Using the entries shown below, output the line containing "Give me the Plotly source for this chart.", the line containing "import plotly.graph_objects as go", and every line between them, exactly. Pictures are omitted.

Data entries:
◆ ◆ ◆ ◆ ◆ ◆ ◆
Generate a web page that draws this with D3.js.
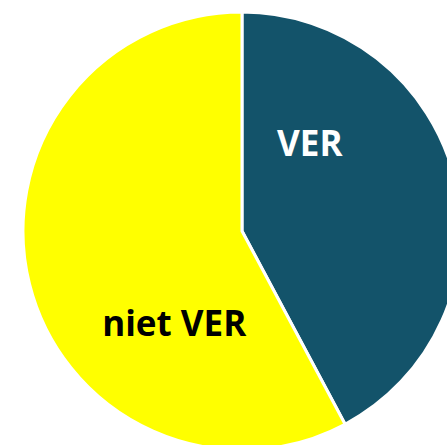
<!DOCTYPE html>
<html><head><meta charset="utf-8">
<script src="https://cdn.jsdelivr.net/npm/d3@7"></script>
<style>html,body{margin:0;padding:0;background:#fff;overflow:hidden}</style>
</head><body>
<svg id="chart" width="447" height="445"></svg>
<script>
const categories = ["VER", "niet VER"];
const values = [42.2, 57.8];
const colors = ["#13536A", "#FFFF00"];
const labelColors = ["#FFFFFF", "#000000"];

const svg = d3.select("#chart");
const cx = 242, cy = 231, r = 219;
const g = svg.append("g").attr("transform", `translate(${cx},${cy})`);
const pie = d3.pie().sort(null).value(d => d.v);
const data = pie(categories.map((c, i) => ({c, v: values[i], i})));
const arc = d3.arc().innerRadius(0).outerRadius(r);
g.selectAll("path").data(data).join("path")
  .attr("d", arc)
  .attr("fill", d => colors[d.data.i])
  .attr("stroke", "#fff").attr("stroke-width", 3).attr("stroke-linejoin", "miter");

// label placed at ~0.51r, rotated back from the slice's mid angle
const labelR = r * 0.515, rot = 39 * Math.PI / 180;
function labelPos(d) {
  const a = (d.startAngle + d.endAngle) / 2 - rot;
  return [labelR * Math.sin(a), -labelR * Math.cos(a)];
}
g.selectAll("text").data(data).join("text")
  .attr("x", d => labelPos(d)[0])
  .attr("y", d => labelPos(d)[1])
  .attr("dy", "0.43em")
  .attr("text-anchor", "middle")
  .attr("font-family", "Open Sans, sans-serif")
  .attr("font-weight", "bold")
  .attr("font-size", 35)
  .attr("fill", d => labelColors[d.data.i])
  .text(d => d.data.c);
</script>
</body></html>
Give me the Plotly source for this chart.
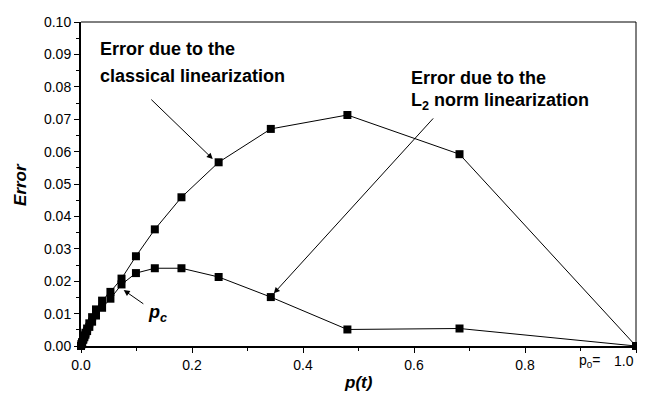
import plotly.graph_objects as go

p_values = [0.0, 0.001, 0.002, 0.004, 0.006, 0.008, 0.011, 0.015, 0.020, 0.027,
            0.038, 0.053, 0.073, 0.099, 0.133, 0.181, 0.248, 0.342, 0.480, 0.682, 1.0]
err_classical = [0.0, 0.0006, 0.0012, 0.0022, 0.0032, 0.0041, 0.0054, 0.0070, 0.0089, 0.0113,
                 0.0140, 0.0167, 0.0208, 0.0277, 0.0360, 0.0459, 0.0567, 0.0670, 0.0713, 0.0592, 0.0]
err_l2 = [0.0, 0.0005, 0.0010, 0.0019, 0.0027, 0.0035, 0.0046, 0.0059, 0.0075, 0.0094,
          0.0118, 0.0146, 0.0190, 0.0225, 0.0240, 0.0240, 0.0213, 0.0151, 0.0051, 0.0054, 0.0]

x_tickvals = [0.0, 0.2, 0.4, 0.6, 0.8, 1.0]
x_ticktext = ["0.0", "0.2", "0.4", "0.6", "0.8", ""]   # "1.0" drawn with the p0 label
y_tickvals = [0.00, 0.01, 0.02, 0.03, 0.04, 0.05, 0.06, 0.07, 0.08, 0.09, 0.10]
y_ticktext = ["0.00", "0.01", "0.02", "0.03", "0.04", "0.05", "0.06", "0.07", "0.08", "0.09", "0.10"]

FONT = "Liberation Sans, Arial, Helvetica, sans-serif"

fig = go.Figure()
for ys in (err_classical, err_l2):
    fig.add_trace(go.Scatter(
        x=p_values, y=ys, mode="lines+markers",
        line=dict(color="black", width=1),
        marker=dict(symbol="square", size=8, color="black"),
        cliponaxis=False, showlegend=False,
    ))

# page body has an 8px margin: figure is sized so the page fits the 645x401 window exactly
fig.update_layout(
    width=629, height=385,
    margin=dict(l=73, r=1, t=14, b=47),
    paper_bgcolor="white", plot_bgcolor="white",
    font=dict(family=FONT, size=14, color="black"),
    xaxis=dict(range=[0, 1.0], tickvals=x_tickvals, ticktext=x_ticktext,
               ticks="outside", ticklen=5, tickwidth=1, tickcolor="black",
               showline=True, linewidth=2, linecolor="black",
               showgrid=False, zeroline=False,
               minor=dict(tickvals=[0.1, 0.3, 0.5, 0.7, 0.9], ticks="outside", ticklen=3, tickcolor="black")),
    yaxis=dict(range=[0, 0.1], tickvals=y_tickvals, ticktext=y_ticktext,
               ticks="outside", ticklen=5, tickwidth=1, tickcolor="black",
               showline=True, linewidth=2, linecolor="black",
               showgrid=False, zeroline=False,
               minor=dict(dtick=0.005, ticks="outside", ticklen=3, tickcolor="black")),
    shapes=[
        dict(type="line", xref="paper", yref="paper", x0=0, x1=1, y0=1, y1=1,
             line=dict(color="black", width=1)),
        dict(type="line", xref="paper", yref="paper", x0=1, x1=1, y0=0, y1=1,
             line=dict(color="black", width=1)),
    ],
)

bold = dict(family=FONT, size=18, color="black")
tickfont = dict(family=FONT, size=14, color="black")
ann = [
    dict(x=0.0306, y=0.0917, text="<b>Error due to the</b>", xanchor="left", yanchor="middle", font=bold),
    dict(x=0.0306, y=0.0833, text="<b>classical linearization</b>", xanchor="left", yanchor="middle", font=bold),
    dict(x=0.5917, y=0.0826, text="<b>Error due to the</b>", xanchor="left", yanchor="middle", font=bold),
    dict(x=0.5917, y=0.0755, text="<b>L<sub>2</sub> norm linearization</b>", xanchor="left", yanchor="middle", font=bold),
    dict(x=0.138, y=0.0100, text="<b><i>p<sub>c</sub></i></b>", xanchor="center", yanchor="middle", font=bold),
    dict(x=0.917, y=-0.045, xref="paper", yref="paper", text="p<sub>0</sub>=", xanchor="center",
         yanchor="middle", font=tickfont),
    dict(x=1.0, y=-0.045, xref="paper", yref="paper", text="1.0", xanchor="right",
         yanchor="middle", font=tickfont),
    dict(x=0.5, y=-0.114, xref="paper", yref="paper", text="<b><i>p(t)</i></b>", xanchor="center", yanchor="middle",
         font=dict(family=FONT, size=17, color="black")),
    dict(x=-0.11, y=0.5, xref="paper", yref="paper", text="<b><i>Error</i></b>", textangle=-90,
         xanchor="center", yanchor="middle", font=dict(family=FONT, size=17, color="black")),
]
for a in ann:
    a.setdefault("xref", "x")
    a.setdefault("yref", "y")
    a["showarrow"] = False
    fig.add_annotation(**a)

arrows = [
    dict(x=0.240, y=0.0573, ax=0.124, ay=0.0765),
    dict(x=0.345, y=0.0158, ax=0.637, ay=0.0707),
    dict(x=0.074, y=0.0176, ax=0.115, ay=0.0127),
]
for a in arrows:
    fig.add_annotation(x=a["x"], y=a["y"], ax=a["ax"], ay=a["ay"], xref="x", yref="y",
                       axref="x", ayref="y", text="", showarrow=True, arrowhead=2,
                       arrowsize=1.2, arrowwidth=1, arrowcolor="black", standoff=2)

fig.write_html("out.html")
◆ ◆ ◆ ◆ ◆ ◆ ◆
RESULT FOR THIS EXERCISE:
Give me the Plotly source for this chart.
import plotly.graph_objects as go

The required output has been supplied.